Army Bowled Over By Batsman

“Balidan” insignia which Dhoni wore on gloves. Photo courtesy of Indian Army

New Delhi: Lieutenant Colonel Mahendra Singh Dhoni is headed to Kashmir. He will be on patrolling duty, the army has confirmed. Dhoni, an Indian cricketing icon, is an honorary officer with the “Territorial Army”, known as the “Terriers”.

“Part-time commitment. Full-time honor. Adventure awaits you!”, the Territorial Army beckons with its slogan. It may sound titillating, like seduction into an illicit affair. But it is really an appeal to relieve the regular army of static duties. Dhoni’s honorary commission was a measure taken by the Indian Army to attract eligible youth. He was commissioned into a parachute regiment. This is why he sports a maroon beret when he is in the olive-greens. He has also worn the para-commando “Balidan” badge on his wicket-keeping gloves in the recent World Cup tournament… till the International Cricket Council (ICC) objected.

A couple of years back, Dhoni completed the mandatory jumps over Agra (where the para special forces are based) to earn his “WINGS”, the insignia of a paratrooper. Now, he will serve with his battalion, the 106 Parachute Regiment (TA).

In military jargon, when a Terrier officer serves with his unit in an operational area it is called “embodiment”. It is not that he is a pharaoh to be mummified. Despite his form… not yet. It means that he is performing the duty that he has volunteered for.

Of course, there is a deeper meaning in Dhoni’s assignment. This is a tale as much of a sportsman as of a soldier and, above all, it is a tale of the conflicted Vale of Kashmir. Cricket is the emotional leveler in Kashmir. It overarches emotions in Kashmir, as it does in the subcontinent in general. Dhoni is its excellent ambassador. “He will serve with his battalion. He will protect citizens and his garrison,” said the army chief, General Bipin Rawat, justifying the decision to permit Dhoni to serve in the troubled Valley.

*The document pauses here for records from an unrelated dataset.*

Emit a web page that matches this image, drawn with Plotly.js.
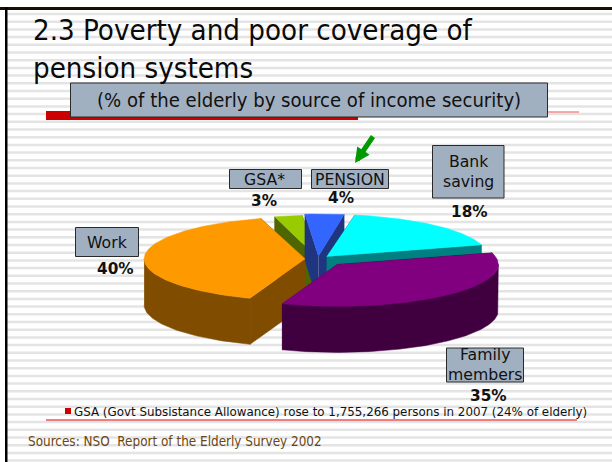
<!DOCTYPE html>
<html>
<head>
<meta charset="utf-8">
<title>Poverty and poor coverage of pension systems</title>
<script src="https://cdn.plot.ly/plotly-3.0.1.min.js"></script>
<style>html,body{margin:0;padding:0;background:#fff;overflow:hidden}#chart{width:612px;height:462px}</style>
</head>
<body>
<div id="chart"></div>
<script>
// Income sources of the elderly, percent, in the order they run round the pie.
const sources = ['Bank saving', 'PENSION', 'GSA*', 'Work', 'Family members'];
const shares = [18, 4, 3, 40, 35];

// Drawing style per slice.
const topColors = ['#00ffff', '#3366ff', '#99cc00', '#ff9900', '#800080'];
const wallColors = ['#008080', '#1f3580', '#4d6600', '#804d00', '#400040'];
const explode = [0.082, 0.07, 0.04, 0.08, 0.176];
const paintOrder = [2, 1, 0, 3, 4];

// Projected pie geometry, in the pixel units of the page-sized axes.
const cx = 318, cy = 259, rx = 161, ry = 42, depth = 46, firstAngle = 16;

const total = shares.reduce((a, b) => a + b, 0);
let running = firstAngle;
const slices = shares.map((v, i) => {
  const from = running, to = running + v / total * 360;
  running = to;
  const mid = (from + to) / 2 * Math.PI / 180;
  const tipX = cx + explode[i] * rx * Math.cos(mid);
  const tipY = cy - explode[i] * ry * Math.sin(mid);
  const arc = [], front = [];
  for (let a = from; a <= to + 1e-6; a += 1) {
    const r = a * Math.PI / 180;
    const p = [tipX + rx * Math.cos(r), tipY - ry * Math.sin(r)];
    arc.push(p);
    if (Math.sin(r) < 0.01) front.push(p);
  }
  return {tipX, tipY, arc, front};
});

function polygon(points, color) {
  return {
    type: 'scatter', mode: 'lines', fill: 'toself', fillcolor: color,
    x: points.map(p => p[0]), y: points.map(p => p[1]),
    line: {width: 0.5, color: color}, hoverinfo: 'skip', showlegend: false
  };
}

const traces = [];
paintOrder.forEach(i => {
  const s = slices[i];
  const tip = [s.tipX, s.tipY];
  const first = s.arc[0], last = s.arc[s.arc.length - 1];
  const drop = p => [p[0], p[1] + depth];
  traces.push(polygon([tip, first, drop(first), drop(tip)], wallColors[i]));
  traces.push(polygon([tip, last, drop(last), drop(tip)], wallColors[i]));
  if (s.front.length > 1) {
    // Only the part of the rim that faces the viewer is extruded.
    traces.push(polygon(s.front.concat(s.front.map(drop).reverse()), wallColors[i]));
  }
  traces.push(polygon([tip].concat(s.arc), topColors[i]));
});

// Ruled-paper stripes behind the slide.
const shapes = [];
for (let y = 14; y < 464; y += 7.7) {
  shapes.push({type: 'line', xref: 'x', yref: 'y', x0: 7, x1: 612, y0: y, y1: y,
    line: {color: '#e4e4e4', width: 2.5}, layer: 'below'});
}

function rect(x0, y0, x1, y1, fill, lineColor, lineWidth, layer) {
  return {type: 'rect', xref: 'x', yref: 'y', x0, y0, x1, y1, fillcolor: fill,
    line: {color: lineColor || fill, width: lineWidth === undefined ? 0 : lineWidth}, layer: layer || 'above'};
}

shapes.push(rect(0, 7, 612, 10, '#151000'));
shapes.push(rect(5, 7, 7.5, 462, '#000000'));
shapes.push({type: 'line', xref: 'x', yref: 'y', x0: 46, x1: 579, y0: 112, y1: 112, line: {color: '#ee5555', width: 1}});
shapes.push(rect(46, 111, 358, 120, '#cc0000'));
shapes.push({type: 'line', xref: 'x', yref: 'y', x0: 46, x1: 577, y0: 420, y1: 420, line: {color: '#ee5555', width: 1.3}});
shapes.push(rect(65, 408, 71, 414, '#cc0000'));

const boxFill = '#a1b0c0', boxEdge = '#2a2a2a';
shapes.push(rect(70.5, 83, 547.5, 117, boxFill, boxEdge, 1));
shapes.push(rect(229.5, 169.5, 301.5, 188.5, boxFill, boxEdge, 1));
shapes.push(rect(311.5, 169.5, 388.5, 188.5, boxFill, boxEdge, 1));
shapes.push(rect(432.5, 145.5, 504, 198, boxFill, boxEdge, 1));
shapes.push(rect(75.5, 227.5, 138.5, 256.5, boxFill, boxEdge, 1));
shapes.push(rect(446.5, 348, 523.5, 382, boxFill, boxEdge, 1));

const sans = 'DejaVu Sans, sans-serif';
const narrow = 'DejaVu Sans Condensed, DejaVu Sans, sans-serif';
function label(x, y, text, size, opts) {
  return Object.assign({xref: 'x', yref: 'y', x, y, text, showarrow: false, xanchor: 'center', yanchor: 'middle',
    font: {family: sans, size, color: '#111'}}, opts || {});
}
const pct = i => '<b>' + shares[i] + '%</b>';
const annotations = [
  label(309, 100, '(% of the elderly by source of income security)', 20.1, {font: {family: narrow, size: 20.1, color: '#111'}}),
  label(264.5, 179, sources[2], 15.7),
  label(350, 179, sources[1], 15.7),
  label(468, 171, 'Bank<br>saving', 15.7),
  label(107, 242, sources[3], 15.7),
  label(485, 364, 'Family<br>members', 15.7),
  label(264, 201, pct(2), 15.3),
  label(341, 198, pct(1), 15.3),
  label(469, 212, pct(0), 15.3),
  label(115, 269, pct(3), 15.3),
  label(488, 396, pct(4), 15.3),
  label(71.5, 412, 'GSA (Govt Subsistance Allowance) rose to 1,755,266 persons in 2007 (24% of elderly)', 11.88, {xanchor: 'left'}),
  label(26, 441, 'Sources: NSO  Report of the Elderly Survey 2002', 13.4, {xanchor: 'left', font: {family: narrow, size: 13.4, color: '#6b4510'}}),
  {xref: 'x', yref: 'y', axref: 'x', ayref: 'y', x: 355, y: 163, ax: 374, ay: 135, text: '', showarrow: true,
    arrowhead: 2, arrowsize: 0.6, arrowwidth: 5, arrowcolor: '#009900'}
];

const layout = {
  width: 612, height: 462, margin: {l: 0, r: 0, t: 0, b: 0},
  paper_bgcolor: '#ffffff', plot_bgcolor: '#ffffff', showlegend: false,
  title: {text: '2.3 Poverty and poor coverage of<br>pension systems', x: 33 / 612, xanchor: 'left', xref: 'paper',
    y: 1 - 40 / 462, yanchor: 'top', yref: 'paper', font: {family: narrow, size: 29.2, color: '#0a0a0a'}},
  xaxis: {range: [0, 612], visible: false, fixedrange: true},
  yaxis: {range: [462, 0], visible: false, fixedrange: true},
  shapes, annotations
};
Plotly.newPlot('chart', traces, layout, {staticPlot: true, displayModeBar: false});
</script>
</body>
</html>
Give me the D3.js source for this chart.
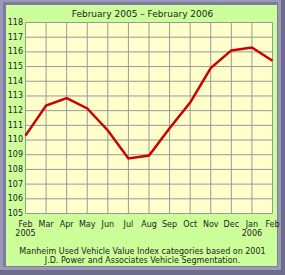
<!DOCTYPE html>
<html>
<head>
<meta charset="utf-8">
<script src="https://cdn.jsdelivr.net/npm/d3@7"></script>
<style>
  body { margin: 0; background: #fff; }
  text { font-family: "DejaVu Sans", Verdana, sans-serif; fill: #222; }
</style>
</head>
<body>
<div class="chart"></div>
<script>
const months = ['Feb', 'Mar', 'Apr', 'May', 'Jun', 'Jul', 'Aug', 'Sep', 'Oct', 'Nov', 'Dec', 'Jan', 'Feb '];
const yearLabels = ['2005', '', '', '', '', '', '', '', '', '', '', '2006', ''];
const values = [110.3, 112.35, 112.85, 112.15, 110.65, 108.75, 108.95, 110.8, 112.55, 114.9, 116.1, 116.3, 115.4];
const yTicks = [105, 106, 107, 108, 109, 110, 111, 112, 113, 114, 115, 116, 117, 118];

const W = 285, H = 275;
const plot = {left: 25.5, right: 272.5, top: 22.5, bottom: 213.5};

const svg = d3.select('.chart').append('svg')
  .attr('width', W)
  .attr('height', H);

// frame ---------------------------------------------
svg.append('rect').attr('width', W).attr('height', H).attr('fill', '#6e6e8c');
svg.append('rect').attr('x', 0).attr('y', 0).attr('width', W - 4).attr('height', H - 5).attr('fill', '#9a9ab8');
svg.append('rect').attr('x', 3).attr('y', 2).attr('width', W - 10).attr('height', H - 10).attr('fill', '#7c7c9c');
svg.append('rect').attr('x', 6).attr('y', 5).attr('width', 271).attr('height', 261).attr('fill', '#ccff99');

// scales --------------------------------------------
const x = d3.scalePoint()
  .domain(d3.range(months.length))
  .range([plot.left, plot.right]);

const y = d3.scaleLinear()
  .domain([105, 118])
  .range([plot.bottom, plot.top]);

svg.append('rect')
  .attr('x', plot.left).attr('y', plot.top)
  .attr('width', plot.right - plot.left).attr('height', plot.bottom - plot.top)
  .attr('fill', '#ffffcc');

// grid
svg.append('g').selectAll('line.v')
  .data(d3.range(months.length))
  .join('line')
  .attr('x1', d => x(d)).attr('x2', d => x(d))
  .attr('y1', plot.top).attr('y2', plot.bottom)
  .attr('stroke', '#999').attr('stroke-width', 1);

svg.append('g').selectAll('line.h')
  .data(yTicks)
  .join('line')
  .attr('x1', plot.left).attr('x2', plot.right)
  .attr('y1', d => y(d)).attr('y2', d => y(d))
  .attr('stroke', '#999').attr('stroke-width', 1);

// y labels
svg.append('g').selectAll('text')
  .data(yTicks)
  .join('text')
  .attr('x', 23)
  .attr('y', d => y(d))
  .attr('dy', '0.3em')
  .attr('text-anchor', 'end')
  .attr('font-size', 8)
  .text(d => d);

// x labels
svg.append('g').selectAll('text')
  .data(months)
  .join('text')
  .attr('x', (d, i) => x(i))
  .attr('y', 227)
  .attr('text-anchor', 'middle')
  .attr('font-size', 8)
  .text(d => d.trim());

svg.append('g').selectAll('text')
  .data(yearLabels)
  .join('text')
  .attr('x', (d, i) => x(i))
  .attr('y', 236)
  .attr('text-anchor', 'middle')
  .attr('font-size', 8)
  .text(d => d);

// line
const line = d3.line()
  .x((d, i) => x(i))
  .y(d => y(d));

svg.append('path')
  .datum(values)
  .attr('d', line)
  .attr('fill', 'none')
  .attr('stroke', '#cc0000')
  .attr('stroke-width', 2.5)
  .attr('stroke-linejoin', 'miter');

// titles
svg.append('text')
  .attr('x', 142.5).attr('y', 17)
  .attr('text-anchor', 'middle')
  .attr('font-size', 9)
  .text('February 2005 \u2013 February 2006');

svg.append('text')
  .attr('x', 142.5).attr('y', 254)
  .attr('text-anchor', 'middle')
  .attr('font-size', 8)
  .text('Manheim Used Vehicle Value Index categories based on 2001');

svg.append('text')
  .attr('x', 142.5).attr('y', 263)
  .attr('text-anchor', 'middle')
  .attr('font-size', 8)
  .text('J.D. Power and Associates Vehicle Segmentation.');
</script>
</body>
</html>
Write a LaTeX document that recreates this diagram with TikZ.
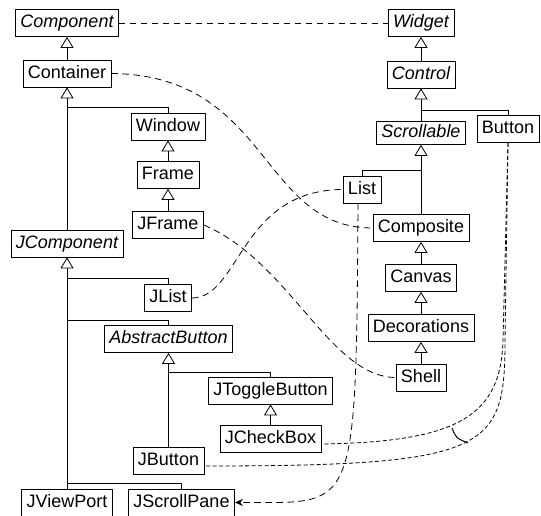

There is a story in being a soldier who is a shooter. There is quite another in being a ‘keeper, who is a commando. Rajyavardhan Rathore, now minister, was a professional soldier, paid to shoot for a living. In winning an Olympic medal for marksmanship he established the aptness of the adage: he shoots best who knows his life depends on it. Mahendra Singh Dhoni is a professional cricketer. The first uniform he donned outside the field was that of a Train Ticket Examiner (TTE). The accoutrement of the maroon beret – the mark of a paratrooper-commando – has followed his celebrity.

Rathore is the soldier who became the celebrity. Dhoni is the celebrity who is a wannabe soldier. Their contrasting trajectories of life and career may yet coincide. Dhoni’s home state, Jharkhand, is likely to go into elections early next year.

Dhoni really stuck it to Pakistan when he did not sport the maroon beret. When he had un-military long hair, defeating Pakistan in Pakistan, that General Pervez Musharraf, architect of 1999 Kargil, publicly feted. In Kashmir, where he will be deployed, he will be treasured, protected in the field. There will be soldiers to escort him. Soldiers who should be patrolling.

(Sujan Dutta is a Delhi-based journalist. He has covered wars in Kargil, Iraq and Afghanistan, apart from reporting on armed conflict, insurgencies and elections from across the subcontinent and West Asia for more than 30 years).